What makes Korean novels especially compelling is their ability to transform collective history into an intimate experience. Colonial humiliation, national division, dictatorship, economic acceleration, and gender inequality are not treated as distant abstractions. They appear in homes, classrooms, factories, and private relationships. The political becomes personal, and the individual becomes ethically charged. This narrative approach allows Korean fiction to resonate across cultures, even when readers are unfamiliar with the specific historical background. The emotions are recognisable, the moral dilemmas unsettlingly familiar.
Equally important is the diversity within this tradition. Some writers pursue clarity and restraint, trusting silence and implication. Others embrace formal risk, fragmentation, and ambiguity. Some confront social injustice directly, while others explore emotional numbness and quiet despair. Together, they show that Korean literature cannot be reduced to trauma alone. It is also a literature of endurance, irony, tenderness, and imaginative courage. It accommodates anger and compassion, despair and dark humour, realism and visionary excess.
For readers approaching Korean fiction for the first time, this list offers multiple entry points. One may begin with novels grounded in family life, then move toward more experimental or politically confrontational works. For seasoned readers, revisiting these authors reveals how deeply interconnected their concerns are, even when their methods differ. Each writer contributes a distinct voice to an ongoing conversation about memory, responsibility, and survival.

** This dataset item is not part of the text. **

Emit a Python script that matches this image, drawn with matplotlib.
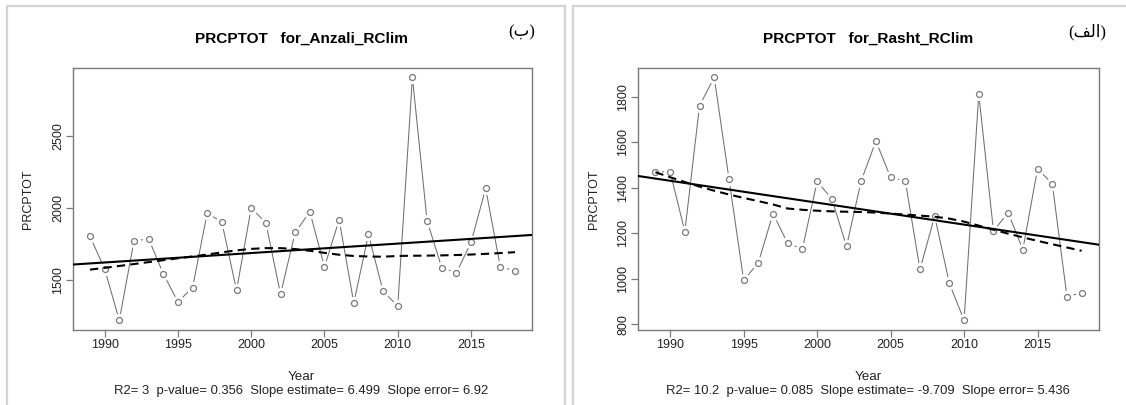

Ultimately, to read these Korean novelists is to encounter a literature that refuses complacency. It does not offer easy consolation or simple heroes. Instead, it asks readers to stay with discomfort, to acknowledge complexity, and to recognise the quiet heroism of individuals who endure without spectacle. In a global literary landscape often driven by immediacy and marketable themes, Korean fiction stands as a reminder that the novel remains one of the most potent forms for sustained moral and emotional inquiry. These writers deserve to be read not only out of obligation or curiosity, but also because their work enlarges the reader’s understanding of both Korea and the shared human condition.